From the rest of their subnet, they have no problems reaching that host.
From the engineering subnet, however, I cannot ping that host (obviously). In the static routes added on that host, however, they are telling me that the static route will override the absence of the default gateway and answer the server in the engineering subnet and it's application. The server in our network does have the proper setup on its NIC, so there's never been an any issue with it...but the vlan endpoint on the business side sometimes will answer and sometimes not.
I can find very little on the internet about giving a host a /32 netmask and being able to communicate with it across a router on another subnet.
im only a student but i'll have a pop at this one...
provided the network is set up correctly for routing between vlans. im willing to bet your problem is due to network traffic flow. If there is a lot of congestion on the new hosts side, there will be a lot of collisions, late replies etc and the network communication between the 2 machines will simply time out. Other times it may get through if there happens to be less traffic at that given moment.
Now the new host has a broadcast subnet mask (255.255.255.255) and with the 2 departments being on different subnets, i believe the intention may be to broadcast information, (perhaps a video feed or similar?) to the whole business subnet only but the network topology may not be equipped to handle it as this could generate a lot of network traffic if this is the case. The vlan end point may need to be attached to a switch that has enough memory to handle a lot of broadcasts, aswell as the incomming and outgoing traffic for the other machines attached to it. If the switch cannot handle it all it may well randomly drop packets.
A good solution here, if not already implimented would be to create redundant loops by adding a few more switched to the topology on the vlan end point's end and have any other machines attached to the switch connect to the new switches. Configure spanning tree protocol correctly and you will have minimised traffic flow to and from the broadcast machine as the switches will choose easier paths for each machines traffic.

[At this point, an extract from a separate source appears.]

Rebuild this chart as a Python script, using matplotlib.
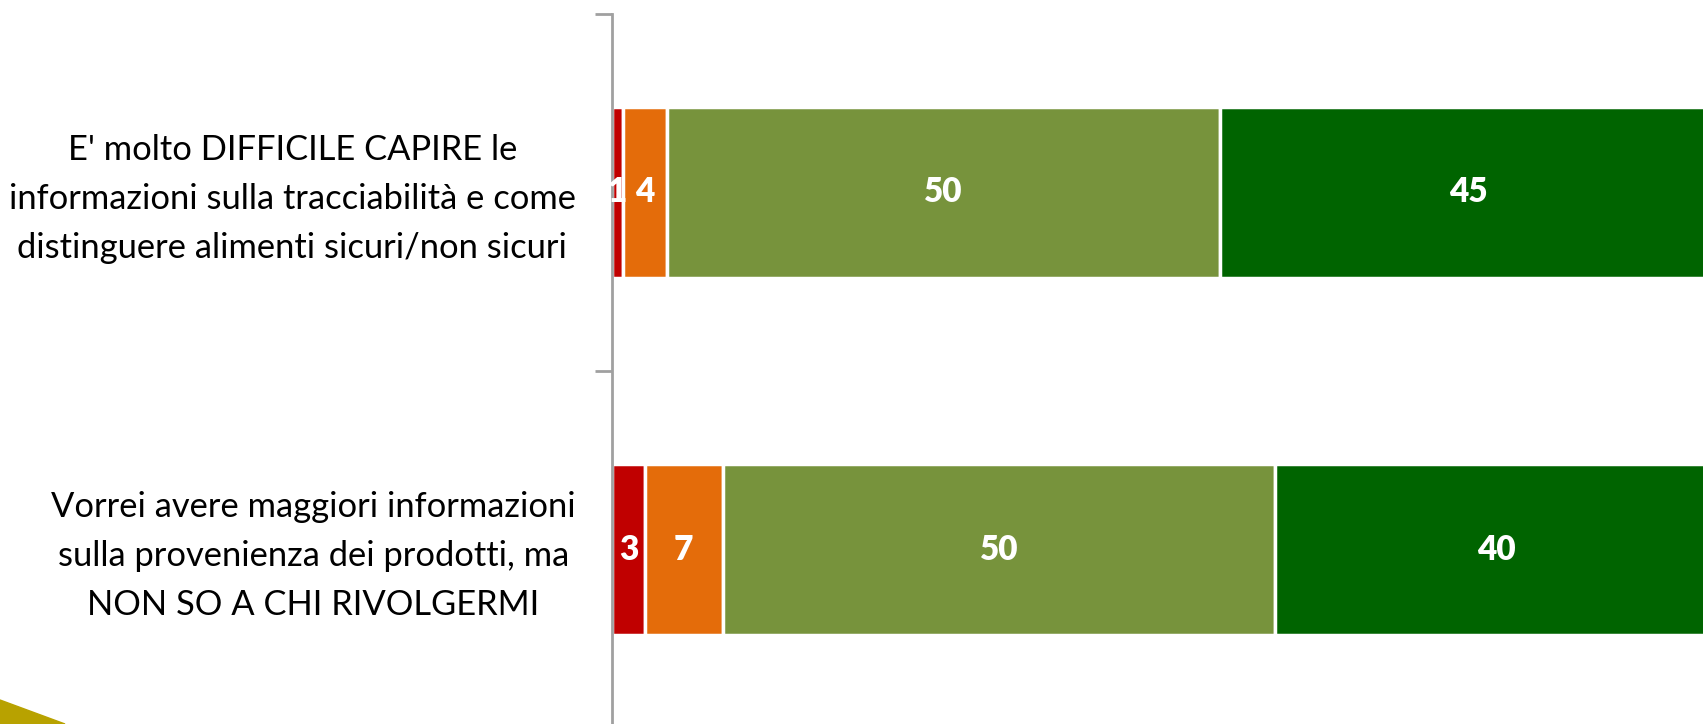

Now i may be in over my head here but, Smurf if you're reading and care to respond, would the vlan end machine which has a broadcast subnet mask also not need a broadcast host ip ie.172.19.2.255 instead of 172.19.2.13??? And may i have an explaination of why i have just confused myself with that last bit? lol.

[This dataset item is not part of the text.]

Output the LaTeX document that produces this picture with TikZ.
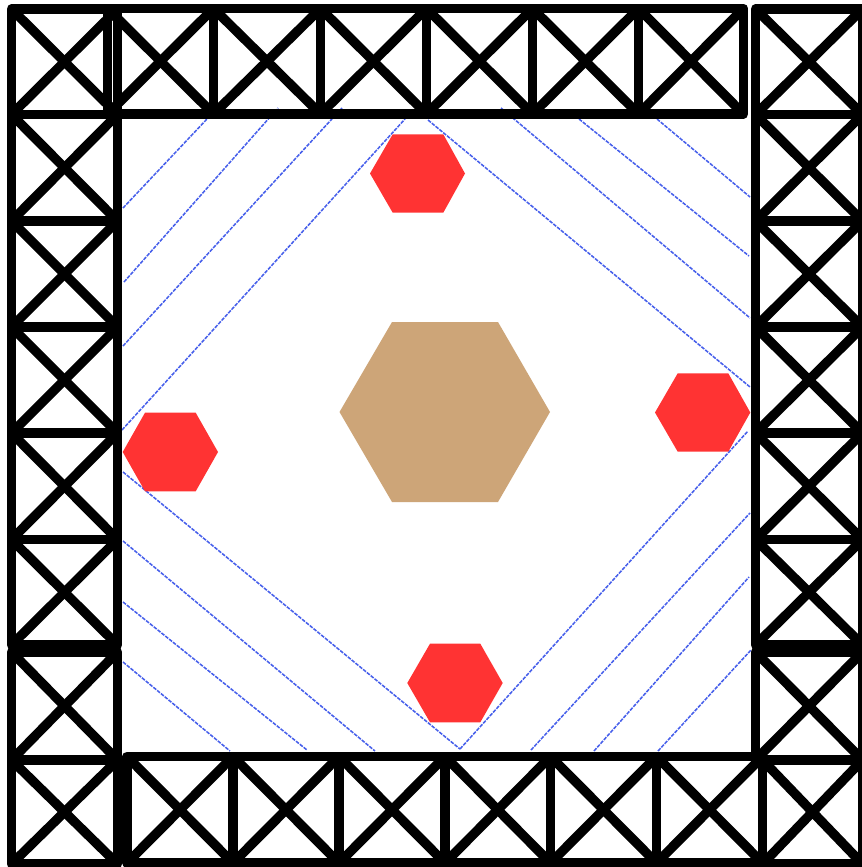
\documentclass[tikz,border=0pt]{standalone}
\definecolor{tanfill}{RGB}{205,165,120}
\definecolor{redfill}{RGB}{255,51,51}
\definecolor{hatchblue}{RGB}{70,95,235}
\tikzset{
  bar/.style={draw=black,line width=7.1pt,line join=round},
  hatch/.style={draw=hatchblue,line width=1.15pt,dash pattern=on 2.8pt off 0.9pt},
  hexred/.style={fill=redfill,draw=none},
  hextan/.style={fill=tanfill,draw=none}
}
\newcommand{\xcell}[4]{%
  \draw[bar] (#1,#2) rectangle (#3,#4);
  \draw[bar] (#1,#2) -- (#3,#4);
  \draw[bar] (#1,#4) -- (#3,#2);
}
\begin{document}
\begin{tikzpicture}[x=0.75pt,y=-0.75pt]
\useasboundingbox (0,0) rectangle (862,867);
\clip (0,0) rectangle (862,867);
\fill[white] (0,0) rectangle (862,867);
% hatching, upper left
\draw[hatch] (123,208) -- (207,119);
\draw[hatch] (124,282) -- (278,108);
\draw[hatch] (123,346) -- (342,108);
\draw[hatch] (122,430) -- (405,119);
% hatching, upper right
\draw[hatch] (428,120) -- (750,387);
\draw[hatch] (501,108) -- (750,318);
\draw[hatch] (579,119) -- (749,256);
\draw[hatch] (657,119) -- (750,197);
% hatching, lower left
\draw[hatch] (123,472) -- (460,749);
\draw[hatch] (123,541) -- (375,751);
\draw[hatch] (123,602) -- (307,750);
\draw[hatch] (123,662) -- (230,751);
% hatching, lower right
\draw[hatch] (460,749) -- (748,431);
\draw[hatch] (531,750) -- (750,513);
\draw[hatch] (594,751) -- (749,577);
\draw[hatch] (658,751) -- (751,650);
% hexagons
\fill[hextan] (339.5,412) -- (392,322) -- (498,322) -- (550,412) -- (498,502) -- (392,502) -- cycle;
\fill[hexred] (370,173.5) -- (392.7,134.3) -- (443.3,134.3) -- (465,173.5) -- (443.3,212.7) -- (392.7,212.7) -- cycle;
\fill[hexred] (122.7,452) -- (145,412.7) -- (195.7,412.7) -- (218,452) -- (195.7,491.3) -- (145,491.3) -- cycle;
\fill[hexred] (655,412.5) -- (677.7,373.3) -- (728.3,373.3) -- (750.3,412.5) -- (728.3,451.7) -- (677.7,451.7) -- cycle;
\fill[hexred] (407.3,683) -- (430,643.7) -- (480.3,643.7) -- (502.7,683) -- (480.3,722.3) -- (430,722.3) -- cycle;
% left column
\xcell{11.5}{9}{117.5}{114.5}
\xcell{11.5}{114.5}{117.5}{221}
\xcell{11.5}{221}{117.5}{327}
\xcell{11.5}{327}{117.5}{433}
\xcell{11.5}{433}{117.5}{539.5}
\xcell{11.5}{539.5}{117.5}{645}
\xcell{11.5}{652}{117.5}{760}
\xcell{11.5}{760}{117.5}{864}
% right column
\xcell{755.5}{9}{862.5}{114.5}
\xcell{755.5}{114.5}{862.5}{221}
\xcell{755.5}{221}{862.5}{327}
\xcell{755.5}{327}{862.5}{433}
\xcell{755.5}{433}{862.5}{539.5}
\xcell{755.5}{539.5}{862.5}{645}
\xcell{755.5}{652}{862.5}{760}
\xcell{762.5}{760}{862.5}{864}
% top row
\xcell{107.5}{8.5}{213.5}{114}
\xcell{213.5}{8.5}{320.5}{114}
\xcell{320.5}{8.5}{426.5}{114}
\xcell{426.5}{8.5}{532.5}{114}
\xcell{532.5}{8.5}{638.5}{114}
\xcell{638.5}{8.5}{743.5}{114}
% bottom row
\xcell{127}{756.5}{233}{863}
\xcell{233}{756.5}{339}{863}
\xcell{339}{756.5}{445}{863}
\xcell{445}{756.5}{550.5}{863}
\xcell{550.5}{756.5}{656.5}{863}
\xcell{656.5}{756.5}{762.5}{863}
\end{tikzpicture}
\end{document}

Ah i am way wrong... I couldnt stop thinking about the problem and decided to do a bit of research.
it is actually for configuring loopback addresses on the machine so a loopback network address can be advertised to each subnet for communication...
confusing? not really. Think of it as creating virtual ports and giving each one of those a seperate ip address so each vlan can communicate with the host individually. 172.19.2.13 could infact be 1 of 2 IPs configured on the device if this method has been used. The other address may be part of the other network so both subnets can communicate individually with the host. I should have realised that having only passed CCNA 3 a few weeks ago.

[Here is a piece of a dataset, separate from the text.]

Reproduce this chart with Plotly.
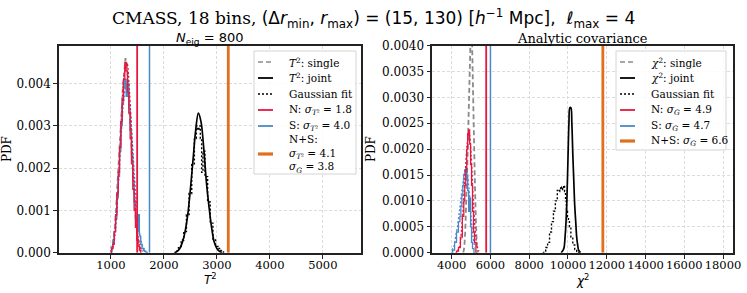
import plotly.graph_objects as go

# ---------------- data ----------------
# Left panel: T^2 statistics (N_eig = 800)
L_SINGLE_X = [1000, 1025, 1050, 1075, 1100, 1125, 1150, 1175, 1200, 1225, 1250, 1275, 1300,
              1325, 1350, 1375, 1400, 1425, 1450, 1475, 1500, 1525, 1550, 1575, 1600]
L_SINGLE_Y = [0, 0.0001, 0.0003, 0.0006, 0.0011, 0.0016, 0.0022, 0.0028, 0.0033, 0.0039, 0.0043,
              0.0046, 0.0045, 0.0040, 0.0034, 0.0028, 0.0022, 0.0016, 0.0011, 0.0007, 0.0004,
              0.0002, 0.0001, 0.00003, 0]

L_N_X = [1000, 1025, 1050, 1075, 1100, 1125, 1150, 1175, 1200, 1225, 1250, 1275, 1300, 1325,
         1350, 1375, 1400, 1425, 1450, 1475, 1500, 1525, 1550, 1575]
L_N_Y = [0, 0.0001, 0.0002, 0.0005, 0.0009, 0.0014, 0.0019, 0.0025, 0.0031, 0.0036, 0.0041,
         0.0045, 0.0043, 0.0038, 0.0033, 0.0027, 0.0021, 0.0015, 0.0010, 0.0006, 0.0003,
         0.00015, 0.00005, 0]

L_S_X = [1000, 1025, 1050, 1075, 1100, 1125, 1150, 1175, 1200, 1225, 1250, 1275, 1300, 1325,
         1350, 1375, 1400, 1425, 1450, 1475, 1500, 1525, 1550, 1575, 1600, 1625, 1650, 1675, 1700]
L_S_Y = [0, 0.0001, 0.0003, 0.0005, 0.0008, 0.0013, 0.0018, 0.0024, 0.0030, 0.0035, 0.0039,
         0.0041, 0.0037, 0.0040, 0.0034, 0.0029, 0.0023, 0.0017, 0.0012, 0.0008, 0.0005,
         0.0009, 0.0004, 0.0002, 0.0001, 0.00005, 0.00003, 0.00001, 0]

L_NFIT_X = [1000, 1050, 1100, 1150, 1200, 1250, 1300, 1350, 1400, 1450, 1500, 1550, 1600]
L_NFIT_Y = [0.00003, 0.0002, 0.0008, 0.0019, 0.0032, 0.0042, 0.0045, 0.0038, 0.0025, 0.0013,
            0.0005, 0.00015, 0.00003]
L_SFIT_X = [1000, 1050, 1100, 1150, 1200, 1250, 1300, 1350, 1400, 1450, 1500, 1550, 1600, 1650]
L_SFIT_Y = [0.0001, 0.0003, 0.0009, 0.0018, 0.0029, 0.0037, 0.0040, 0.0036, 0.0027, 0.0017,
            0.0009, 0.0004, 0.00015, 0.00005]

L_JOINT_X = [2200, 2250, 2300, 2350, 2400, 2450, 2500, 2550, 2600, 2650, 2700, 2750, 2800,
             2850, 2900, 2950, 3000, 3050, 3100]
L_JOINT_Y = [0, 0.00003, 0.0001, 0.00025, 0.0005, 0.0009, 0.0015, 0.0022, 0.0029, 0.0033,
             0.0031, 0.0025, 0.0017, 0.0011, 0.0006, 0.00025, 0.0001, 0.00003, 0]
L_JFIT_X = [2200, 2250, 2300, 2350, 2400, 2450, 2500, 2550, 2600, 2625, 2650, 2675, 2700, 2725,
            2750, 2800, 2850, 2900, 2950, 3000, 3050, 3100, 3150]
L_JFIT_Y = [0, 0.00005, 0.00012, 0.0003, 0.0005, 0.0009, 0.0014, 0.0021, 0.0027, 0.0030, 0.0029,
            0.0030, 0.0027, 0.0019, 0.0024, 0.0018, 0.0012, 0.0007, 0.0003, 0.00015, 0.0001,
            0.00005, 0]

L_VLINES = [1495, 1728, 3215]          # N, S, N+S
L_XRANGE = [20, 5720]
L_YRANGE = [0, 0.0049]
L_XTICKS = [1000, 2000, 3000, 4000, 5000]
L_YTICKS = [0, 0.001, 0.002, 0.003, 0.004]

# Right panel: chi^2 statistics (analytic covariance)
R_SINGLE_X = [4600, 4650, 4700, 4750, 4800, 4850, 4900, 4950, 5000, 5050, 5100, 5150, 5200,
              5250, 5300, 5350]
R_SINGLE_Y = [0, 0.0001, 0.0004, 0.0009, 0.0016, 0.0023, 0.0030, 0.0040, 0.0045, 0.0041,
              0.0030, 0.0021, 0.0013, 0.0006, 0.0001, 0]

R_N_X = [4200, 4300, 4400, 4500, 4600, 4650, 4700, 4750, 4800, 4850, 4900, 4950, 5000, 5050,
         5100, 5150, 5200, 5300]
R_N_Y = [0, 0.00003, 0.0001, 0.0003, 0.0007, 0.0010, 0.0013, 0.0016, 0.0020, 0.0023, 0.00237,
         0.0021, 0.0017, 0.0013, 0.0008, 0.0004, 0.0002, 0]

R_S_X = [4000, 4100, 4200, 4300, 4400, 4450, 4500, 4550, 4600, 4650, 4700, 4750, 4800, 4850,
         4900, 4950, 5000, 5050, 5100, 5200]
R_S_Y = [0, 0.00005, 0.0002, 0.0004, 0.0006, 0.0007, 0.0009, 0.0011, 0.0013, 0.0015, 0.0016,
         0.00163, 0.0015, 0.0012, 0.0008, 0.00106, 0.0005, 0.0002, 0.00008, 0]

R_NFIT_X = [4300, 4400, 4500, 4600, 4700, 4800, 4900, 5000, 5100, 5200, 5300, 5400]
R_NFIT_Y = [0.00003, 0.0001, 0.0004, 0.0009, 0.0015, 0.0021, 0.0023, 0.0019, 0.0011, 0.0005,
            0.00015, 0.00003]
R_SFIT_X = [4000, 4100, 4200, 4300, 4400, 4500, 4600, 4700, 4800, 4900, 5000, 5100, 5200]
R_SFIT_Y = [0.00005, 0.0001, 0.0003, 0.0005, 0.0008, 0.0011, 0.0014, 0.0016, 0.0015, 0.0012,
            0.0007, 0.0003, 0.0001]

R_JOINT_X = [9650, 9750, 9800, 9850, 9900, 9950, 10000, 10050, 10100, 10150, 10200, 10250,
             10300, 10350, 10400, 10450, 10500, 10550, 10650]
R_JOINT_Y = [0, 0.00005, 0.0001, 0.0003, 0.0006, 0.0011, 0.0018, 0.0025, 0.0028, 0.0028,
             0.0025, 0.0019, 0.0014, 0.0009, 0.0006, 0.0003, 0.00015, 0.00005, 0]
R_JFIT_X = [8700, 8800, 8900, 9000, 9100, 9200, 9300, 9400, 9500, 9550, 9600, 9650, 9700,
            9750, 9800, 9850, 9900, 9950, 10000, 10050, 10100, 10200, 10300, 10400, 10500, 10600]
R_JFIT_Y = [0, 0.00003, 0.0001, 0.0002, 0.0004, 0.0006, 0.0008, 0.0010, 0.0012, 0.00118,
            0.00125, 0.00122, 0.00127, 0.00122, 0.0013, 0.00118, 0.0010, 0.0008, 0.0007, 0.0006,
            0.0005, 0.0003, 0.00015, 0.00006, 0.00002, 0]

R_VLINES = [5780, 6000, 11800]
R_XRANGE = [3000, 18500]
R_YRANGE = [0, 0.004]
R_XTICKS = [4000, 6000, 8000, 10000, 12000, 14000, 16000, 18000]
R_YTICKS = [0, 0.0005, 0.001, 0.0015, 0.002, 0.0025, 0.003, 0.0035, 0.004]

L_NAMES = ["<i>T</i><sup>2</sup>: single", "<i>T</i><sup>2</sup>: joint", "Gaussian fit",
           "N: <i>σ</i><sub><i>T</i>²</sub> = 1.8", "S: <i>σ</i><sub><i>T</i>²</sub> = 4.0",
           "N+S:<br><i>σ</i><sub><i>T</i>²</sub> = 4.1<br><i>σ</i><sub><i>G</i></sub> = 3.8"]
R_NAMES = ["<i>χ</i><sup>2</sup>: single", "<i>χ</i><sup>2</sup>: joint", "Gaussian fit",
           "N: <i>σ</i><sub><i>G</i></sub> = 4.9", "S: <i>σ</i><sub><i>G</i></sub> = 4.7",
           "N+S: <i>σ</i><sub><i>G</i></sub> = 6.6"]

# ---------------- styling ----------------
RED = "#e8163f"
BLUE = "#4a88c7"
ORANGE = "#e0701e"
GREY = "#8a8a8a"
SERIF = "DejaVu Serif"
SANS = "DejaVu Sans"
W, H = 747, 293

fig = go.Figure()


def add_panel(xa, ya, single, nh, sh, nfit, sfit, joint, jfit, vlines, yr, names):
    common = dict(xaxis=xa, yaxis=ya, mode="lines", hoverinfo="skip", showlegend=False)
    fig.add_trace(go.Scatter(x=single[0], y=single[1], name=names[0],
                             line=dict(color=GREY, width=1.8, dash="5px,3px"), **common))
    fig.add_trace(go.Scatter(x=joint[0], y=joint[1], name=names[1],
                             line=dict(color="black", width=1.7, shape="spline"), **common))
    fig.add_trace(go.Scatter(x=jfit[0], y=jfit[1], name=names[2],
                             line=dict(color="black", width=1.4, dash="2px,2px", shape="hvh"), **common))
    fig.add_trace(go.Scatter(x=sh[0], y=sh[1], line=dict(color=BLUE, width=1.3, shape="hvh"), **common))
    fig.add_trace(go.Scatter(x=sfit[0], y=sfit[1],
                             line=dict(color=BLUE, width=1.4, dash="2px,2px", shape="spline"), **common))
    fig.add_trace(go.Scatter(x=nh[0], y=nh[1], line=dict(color=RED, width=1.3, shape="hvh"), **common))
    fig.add_trace(go.Scatter(x=nfit[0], y=nfit[1],
                             line=dict(color=RED, width=1.4, dash="2px,2px", shape="spline"), **common))
    for v, c, w, nm in zip(vlines, [RED, BLUE, ORANGE], [1.8, 1.5, 2.8], names[3:]):
        fig.add_trace(go.Scatter(x=[v, v], y=yr, name=nm, line=dict(color=c, width=w), **common))


add_panel("x", "y", (L_SINGLE_X, L_SINGLE_Y), (L_N_X, L_N_Y), (L_S_X, L_S_Y),
          (L_NFIT_X, L_NFIT_Y), (L_SFIT_X, L_SFIT_Y), (L_JOINT_X, L_JOINT_Y), (L_JFIT_X, L_JFIT_Y),
          L_VLINES, L_YRANGE, L_NAMES)
add_panel("x2", "y2", (R_SINGLE_X, R_SINGLE_Y), (R_N_X, R_N_Y), (R_S_X, R_S_Y),
          (R_NFIT_X, R_NFIT_Y), (R_SFIT_X, R_SFIT_Y), (R_JOINT_X, R_JOINT_Y), (R_JFIT_X, R_JFIT_Y),
          R_VLINES, R_YRANGE, R_NAMES)

# ---------------- hand-drawn legends (matplotlib-like compact boxes) ----------------
shapes, annotations = [], []
SAMPLE_STYLES = [dict(color=GREY, width=1.7, dash="5px,3px"), dict(color="black", width=1.8),
                 dict(color="black", width=1.4, dash="2px,2px"), dict(color=RED, width=1.8),
                 dict(color=BLUE, width=1.8), dict(color=ORANGE, width=3.2)]


def px(xp, yp):
    return xp / W, (H - yp) / H


def legend_box(x0, x1, y0, y1, names, sample_y, text_y):
    bx0, by0 = px(x0, y1)
    bx1, by1 = px(x1, y0)
    shapes.append(dict(type="rect", xref="paper", yref="paper", x0=bx0, x1=bx1, y0=by0, y1=by1,
                       fillcolor="rgba(255,255,255,0.85)", line=dict(color="#d4d4d4", width=1),
                       layer="above"))
    for nm, sy, ty, st in zip(names, sample_y, text_y, SAMPLE_STYLES):
        sx0, syy = px(x0 + 4, sy)
        sx1, _ = px(x0 + 19, sy)
        shapes.append(dict(type="line", xref="paper", yref="paper", x0=sx0, x1=sx1, y0=syy, y1=syy,
                           line=st, layer="above"))
        tx, tyy = px(x0 + 33, ty)
        annotations.append(dict(text=nm, x=tx, y=tyy, xref="paper", yref="paper", showarrow=False,
                                xanchor="left", yanchor="middle", align="left",
                                font=dict(family=SERIF, size=10.5, color="black")))


legend_box(254, 356, 51, 174, L_NAMES, [62, 78, 94, 110, 126, 154], [62, 78, 94, 110, 126, 154])
legend_box(616, 726, 51, 150, R_NAMES, [62, 78, 94, 110, 126, 141], [62, 78, 94, 110, 126, 141])

annotations += [
    dict(text="<span style='font-family:DejaVu Serif'>CMASS, 18 bins,</span> "
              "(Δ<i>r</i><sub>min</sub>, <i>r</i><sub>max</sub>) = (15, 130) "
              "[<i>h</i><sup>−1</sup> Mpc],  <i>ℓ</i><sub>max</sub> = 4",
         x=0.5, y=(H - 19) / H, xref="paper", yref="paper", showarrow=False,
         font=dict(family=SANS, size=17, color="black"), xanchor="center", yanchor="middle"),
    dict(text="<i>N</i><sub>eig</sub> = 800", x=(59 + 361) / 2 / W, y=(H - 38) / H,
         xref="paper", yref="paper", showarrow=False, xanchor="center", yanchor="middle",
         font=dict(family=SANS, size=13, color="black")),
    dict(text="Analytic covariance", x=(432.3 + 732.7) / 2 / W, y=(H - 38) / H,
         xref="paper", yref="paper", showarrow=False, xanchor="center", yanchor="middle",
         font=dict(family=SERIF, size=13, color="black")),
    dict(text="<i>T</i><sup>2</sup>", x=(59 + 361) / 2 / W, y=(H - 279) / H,
         xref="paper", yref="paper", showarrow=False, xanchor="center", yanchor="middle",
         font=dict(family=SANS, size=12, color="black")),
    dict(text="<i>χ</i><sup>2</sup>", x=(432.3 + 732.7) / 2 / W, y=(H - 280) / H,
         xref="paper", yref="paper", showarrow=False, xanchor="center", yanchor="middle",
         font=dict(family=SANS, size=12, color="black")),
]

axis_common = dict(showline=True, linecolor="#222222", linewidth=1.6, mirror=True,
                   ticks="outside", ticklen=4, tickwidth=1.2, tickcolor="#222222",
                   showgrid=True, gridcolor="#dcdcdc", gridwidth=0.7, griddash="3px,2px",
                   zeroline=False, automargin=False)
xtickfont = dict(family=SERIF, size=11.5, color="black")
ytickfont = dict(family=SERIF, size=12, color="black")

yd = [(H - 252.7) / H, (H - 45.5) / H]
fig.update_layout(
    width=W, height=H, margin=dict(l=0, r=0, t=0, b=0, autoexpand=False),
    paper_bgcolor="white", plot_bgcolor="white", showlegend=False,
    xaxis=dict(domain=[59 / W, 361 / W], range=L_XRANGE, tickvals=L_XTICKS, tickformat="d",
               anchor="y", tickangle=0, tickfont=xtickfont, ticklabelstandoff=-3, **axis_common),
    yaxis=dict(domain=yd, range=L_YRANGE, tickvals=L_YTICKS, tickformat=".3f", anchor="x",
               tickfont=ytickfont,
               title=dict(text="PDF", font=dict(family=SERIF, size=12, color="black"), standoff=5),
               **axis_common),
    xaxis2=dict(domain=[432.3 / W, 732.7 / W], range=R_XRANGE, tickvals=R_XTICKS, tickformat="d",
                anchor="y2", tickangle=0, tickfont=xtickfont, ticklabelstandoff=-3, **axis_common),
    yaxis2=dict(domain=yd, range=R_YRANGE, tickvals=R_YTICKS, tickformat=".4f", anchor="x2",
                tickfont=ytickfont,
                title=dict(text="PDF", font=dict(family=SERIF, size=12, color="black"), standoff=4),
                **axis_common),
    shapes=shapes,
    annotations=annotations,
)

fig.write_html("out.html", config={"displayModeBar": False},
               post_script="document.body.style.margin='0';")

see this page for more info i believe it is a similar concept!:
Sometimes responds and sometimes doesn't eh? Try adding the (correct) MAC and IP addresses into the hosts files on both machines and also the machine names and IP addresses into the lmhosts files on both machines
I am more confused at how you can get hosts on the same network working. With the Subnet Mask, it will determine that its on a different network id and would therefore would think it needs to route the traffic.